I have a bad habit that I need to kick. I go to bed late. No, it’s not like abusing drugs or alcohol, but I’m learning more and more that something as innocent as lack of sleep could have lethal consequences.
My excuse for sleeping so little is that there’s too much to do and too little time to do it. And I’m not alone. In the last 50 years, sleep duration in the United States has decreased 1.5 to 2 hours per night per person. But I’m ready to face the cold, hard reality that not getting enough sleep, will give us less time not more. Study after study is pointing to an undeniable connection between lack of sleep and heart disease.
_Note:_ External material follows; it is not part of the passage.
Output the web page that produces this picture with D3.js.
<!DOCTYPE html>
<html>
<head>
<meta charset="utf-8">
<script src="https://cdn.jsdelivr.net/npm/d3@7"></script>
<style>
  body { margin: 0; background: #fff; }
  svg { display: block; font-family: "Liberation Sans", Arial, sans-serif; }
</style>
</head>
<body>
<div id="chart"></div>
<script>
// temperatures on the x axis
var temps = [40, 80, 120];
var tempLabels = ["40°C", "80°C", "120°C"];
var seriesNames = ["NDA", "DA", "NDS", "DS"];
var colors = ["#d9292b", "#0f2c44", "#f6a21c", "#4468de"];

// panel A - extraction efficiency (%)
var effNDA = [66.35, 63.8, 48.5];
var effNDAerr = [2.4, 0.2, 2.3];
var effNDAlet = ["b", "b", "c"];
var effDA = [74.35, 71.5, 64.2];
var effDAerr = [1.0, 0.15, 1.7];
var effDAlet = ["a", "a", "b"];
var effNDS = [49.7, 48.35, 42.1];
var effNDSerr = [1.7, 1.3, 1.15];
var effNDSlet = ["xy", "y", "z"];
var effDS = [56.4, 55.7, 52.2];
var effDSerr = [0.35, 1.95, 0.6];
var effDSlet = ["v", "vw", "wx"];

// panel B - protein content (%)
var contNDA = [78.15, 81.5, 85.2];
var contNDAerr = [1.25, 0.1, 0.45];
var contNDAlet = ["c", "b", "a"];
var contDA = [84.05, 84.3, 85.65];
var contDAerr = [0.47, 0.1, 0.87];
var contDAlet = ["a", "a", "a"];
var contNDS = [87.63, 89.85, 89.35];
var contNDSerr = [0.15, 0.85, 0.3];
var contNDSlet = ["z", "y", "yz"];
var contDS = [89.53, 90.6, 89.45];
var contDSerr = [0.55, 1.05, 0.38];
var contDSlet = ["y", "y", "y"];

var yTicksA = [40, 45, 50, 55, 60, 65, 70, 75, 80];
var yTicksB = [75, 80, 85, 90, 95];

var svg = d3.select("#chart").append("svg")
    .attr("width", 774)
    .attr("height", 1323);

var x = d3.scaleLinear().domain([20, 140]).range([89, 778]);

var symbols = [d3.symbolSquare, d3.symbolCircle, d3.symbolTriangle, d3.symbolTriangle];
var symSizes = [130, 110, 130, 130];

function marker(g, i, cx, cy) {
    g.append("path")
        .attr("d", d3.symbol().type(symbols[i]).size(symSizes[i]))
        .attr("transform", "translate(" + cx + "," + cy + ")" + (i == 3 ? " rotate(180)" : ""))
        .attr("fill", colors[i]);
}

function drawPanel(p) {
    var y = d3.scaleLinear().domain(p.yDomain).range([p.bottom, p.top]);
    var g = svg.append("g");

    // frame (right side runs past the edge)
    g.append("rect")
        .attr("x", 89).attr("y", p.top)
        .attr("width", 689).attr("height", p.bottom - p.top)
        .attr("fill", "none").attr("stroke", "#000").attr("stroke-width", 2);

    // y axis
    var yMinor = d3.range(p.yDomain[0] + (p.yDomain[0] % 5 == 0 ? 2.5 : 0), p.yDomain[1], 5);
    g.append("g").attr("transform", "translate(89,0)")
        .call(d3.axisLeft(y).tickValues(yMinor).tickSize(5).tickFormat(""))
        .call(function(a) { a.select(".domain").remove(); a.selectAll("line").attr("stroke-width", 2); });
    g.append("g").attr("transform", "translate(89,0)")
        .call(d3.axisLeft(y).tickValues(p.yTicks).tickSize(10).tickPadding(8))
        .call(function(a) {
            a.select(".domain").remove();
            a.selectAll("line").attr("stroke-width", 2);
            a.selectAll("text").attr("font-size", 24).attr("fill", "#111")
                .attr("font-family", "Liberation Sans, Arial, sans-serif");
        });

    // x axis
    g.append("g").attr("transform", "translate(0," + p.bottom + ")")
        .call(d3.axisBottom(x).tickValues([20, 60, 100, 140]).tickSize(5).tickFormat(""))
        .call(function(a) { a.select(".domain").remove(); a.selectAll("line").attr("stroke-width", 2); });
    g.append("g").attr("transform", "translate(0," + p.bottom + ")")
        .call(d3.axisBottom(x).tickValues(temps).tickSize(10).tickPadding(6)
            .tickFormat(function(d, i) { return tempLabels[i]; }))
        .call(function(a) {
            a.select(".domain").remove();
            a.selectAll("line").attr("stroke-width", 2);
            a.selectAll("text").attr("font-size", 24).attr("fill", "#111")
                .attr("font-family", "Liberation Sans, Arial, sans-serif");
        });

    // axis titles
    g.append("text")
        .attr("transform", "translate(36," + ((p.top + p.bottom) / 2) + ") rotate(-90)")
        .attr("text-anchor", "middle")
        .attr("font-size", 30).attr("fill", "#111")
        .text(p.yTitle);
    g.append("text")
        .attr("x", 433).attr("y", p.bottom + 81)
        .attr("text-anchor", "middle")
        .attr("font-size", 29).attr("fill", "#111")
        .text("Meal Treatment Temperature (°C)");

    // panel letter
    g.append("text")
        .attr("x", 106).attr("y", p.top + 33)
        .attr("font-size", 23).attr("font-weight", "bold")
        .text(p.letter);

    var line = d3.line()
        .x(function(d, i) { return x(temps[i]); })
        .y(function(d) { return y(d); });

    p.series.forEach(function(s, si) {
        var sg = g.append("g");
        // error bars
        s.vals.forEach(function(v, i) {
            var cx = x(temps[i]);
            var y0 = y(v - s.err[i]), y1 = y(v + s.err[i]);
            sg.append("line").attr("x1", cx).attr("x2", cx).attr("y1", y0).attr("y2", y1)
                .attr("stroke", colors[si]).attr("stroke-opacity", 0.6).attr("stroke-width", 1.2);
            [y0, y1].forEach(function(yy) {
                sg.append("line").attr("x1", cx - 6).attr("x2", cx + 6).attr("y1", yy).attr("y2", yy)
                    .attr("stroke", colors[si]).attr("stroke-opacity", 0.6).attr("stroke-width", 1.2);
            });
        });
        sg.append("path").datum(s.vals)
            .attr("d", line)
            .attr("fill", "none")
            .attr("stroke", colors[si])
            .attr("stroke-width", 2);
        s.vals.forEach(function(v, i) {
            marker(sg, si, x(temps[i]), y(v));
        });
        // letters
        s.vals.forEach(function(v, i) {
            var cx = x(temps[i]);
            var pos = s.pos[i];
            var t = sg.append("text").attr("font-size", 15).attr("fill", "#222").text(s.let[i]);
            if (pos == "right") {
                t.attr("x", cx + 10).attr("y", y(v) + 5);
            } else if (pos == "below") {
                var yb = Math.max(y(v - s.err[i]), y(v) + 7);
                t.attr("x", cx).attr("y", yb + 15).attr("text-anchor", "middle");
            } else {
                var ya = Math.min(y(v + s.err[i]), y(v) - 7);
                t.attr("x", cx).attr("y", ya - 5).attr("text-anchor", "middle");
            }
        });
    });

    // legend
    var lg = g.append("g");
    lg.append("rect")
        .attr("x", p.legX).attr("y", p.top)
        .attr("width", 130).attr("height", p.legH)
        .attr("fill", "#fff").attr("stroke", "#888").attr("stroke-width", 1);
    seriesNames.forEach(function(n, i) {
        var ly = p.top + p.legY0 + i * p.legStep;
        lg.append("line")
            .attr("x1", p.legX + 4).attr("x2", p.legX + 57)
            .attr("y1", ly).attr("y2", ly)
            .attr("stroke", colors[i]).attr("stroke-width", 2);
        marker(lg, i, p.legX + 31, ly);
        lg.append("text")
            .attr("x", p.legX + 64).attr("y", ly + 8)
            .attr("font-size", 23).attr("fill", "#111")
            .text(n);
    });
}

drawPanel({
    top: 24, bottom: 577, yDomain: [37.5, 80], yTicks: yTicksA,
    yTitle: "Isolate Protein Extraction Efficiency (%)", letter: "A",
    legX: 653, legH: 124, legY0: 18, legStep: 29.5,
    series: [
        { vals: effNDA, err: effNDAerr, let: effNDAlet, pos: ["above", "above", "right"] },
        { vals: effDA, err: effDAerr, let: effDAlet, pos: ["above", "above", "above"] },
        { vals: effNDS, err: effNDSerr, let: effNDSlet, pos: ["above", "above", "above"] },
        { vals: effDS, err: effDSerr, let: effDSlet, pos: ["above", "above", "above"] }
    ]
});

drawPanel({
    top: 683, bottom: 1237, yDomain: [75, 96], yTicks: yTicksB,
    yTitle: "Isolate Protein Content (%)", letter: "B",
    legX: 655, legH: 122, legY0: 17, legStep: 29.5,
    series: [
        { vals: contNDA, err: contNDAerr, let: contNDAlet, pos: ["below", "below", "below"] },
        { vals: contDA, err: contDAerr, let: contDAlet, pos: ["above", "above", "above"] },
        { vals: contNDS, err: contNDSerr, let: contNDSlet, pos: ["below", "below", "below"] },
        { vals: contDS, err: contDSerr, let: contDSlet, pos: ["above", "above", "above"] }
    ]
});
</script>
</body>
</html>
It’s not enough that I eat well, don’t smoke and exercise daily. The sobering fact is that people over 45 who sleep less than 6 hours a night are twice as likely to have a stroke or heart attack than those getting 6 to 8 hours of zzz’s a night.
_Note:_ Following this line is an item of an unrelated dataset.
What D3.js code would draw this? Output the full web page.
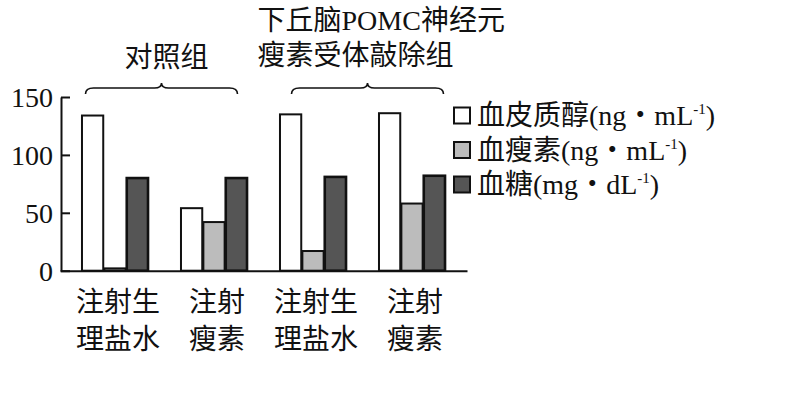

“Poor quality sleep is associated with high blood pressure, heart disease, stroke and diabetes,” St. Joe’s Sleep Specialist Thomas Gravelyn, MD, told me when I complained about my lack of shuteye.
“And you just plain don’t function well if you don’t get good sleep,” he said. Add to that the growing bags under my eyes and I’m finally starting to rethink my sleep habits.
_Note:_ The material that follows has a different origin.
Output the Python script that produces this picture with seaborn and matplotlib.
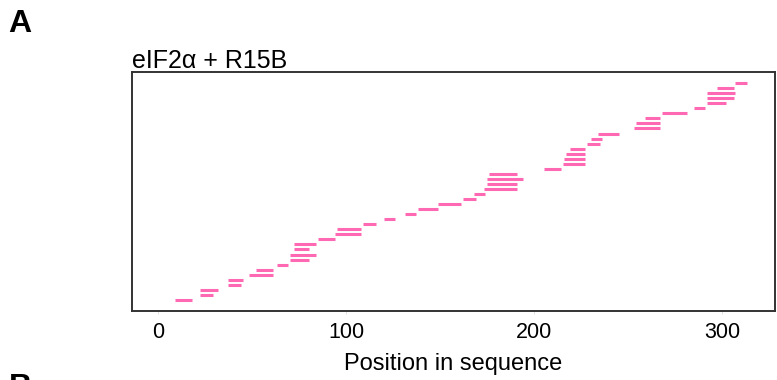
import matplotlib
matplotlib.use("Agg")
import matplotlib.pyplot as plt
import seaborn as sns
import pandas as pd

# Peptide coverage (start, end positions), ordered bottom to top
starts = [9, 22, 22, 37, 37, 48, 52, 63, 70, 70, 72, 72, 85, 94, 95, 109, 120, 131,
          138, 149, 162, 168, 173, 175, 175, 176, 205, 215, 216, 217, 219, 228, 230,
          234, 253, 254, 259, 268, 285, 292, 292, 292, 297, 307]
ends = [18, 29, 32, 44, 45, 61, 61, 69, 80, 84, 80, 84, 94, 108, 108, 116, 126, 137,
        149, 161, 169, 174, 191, 191, 194, 191, 214, 227, 227, 227, 227, 235, 236,
        245, 267, 267, 267, 281, 291, 302, 306, 307, 306, 313]
title = "eIF2\u03b1 + R15B"
xlabel = "Position in sequence"
xticks = [0, 100, 200, 300]

rows = []
for i, (s, e) in enumerate(zip(starts, ends)):
    rows.append({"pep": i, "pos": s, "row": i})
    rows.append({"pep": i, "pos": e, "row": i})
df = pd.DataFrame(rows)

sns.set_style("white")
plt.rcParams["font.family"] = ["Liberation Sans", "DejaVu Sans"]

fig = plt.figure(figsize=(7.77, 3.8), dpi=100)
ax = fig.add_axes([0.1699, 0.1816, 0.8275, 0.6289])

sns.lineplot(data=df, x="pos", y="row", units="pep", estimator=None,
             color="#ff69b4", linewidth=2.2, solid_capstyle="butt", ax=ax, legend=False)

ax.set_xlim(-14, 328)
ax.set_ylim(-2.2, 45.2)
ax.set_yticks([])
ax.set_ylabel("")
ax.set_xticks(xticks)
ax.set_xticklabels([str(t) for t in xticks], fontsize=15.5, color="black")
ax.tick_params(axis="x", length=2, width=0.6, color="#dddddd", pad=6, bottom=True)
ax.set_xlabel(xlabel, fontsize=17, labelpad=7, color="black")
for sp in ax.spines.values():
    sp.set_color("#333333")
    sp.set_linewidth(1.4)

ax.set_title(title, loc="left", fontsize=18, pad=3, color="black")
fig.text(0.011, 0.975, "A", fontsize=23, fontweight="bold", va="top", ha="left", color="black")
fig.text(0.011, -0.02, "B", fontsize=23, fontweight="bold", va="center", ha="left", color="black")

fig.savefig("out.png", dpi=100)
But it’s not the increased puffiness around my eyes that I should be worried about. It’s the increased calcium deposits in my arteries that may be connected to lack of sleep. Several years ago, there was a study that found C-reactive protein, which is associated with heart attack risk, is found at higher levels in those who get fewer than six hours of sleep. And this lack of sleep could turn into a vicious cycle as lack of sleep leads to cardiovascular disease, and cardiovascular disease may end up messing with my sleep.
So I’m setting a new goal and hope you’ll join me on this. I’m shooting for a minimum of seven hours of sleep per night. I know it will help not just my heart but my stress levels, my mental state and my immune system. We would encourage a close friend or family member to stop smoking or lose weight. Let’s encourage each other to go to bed.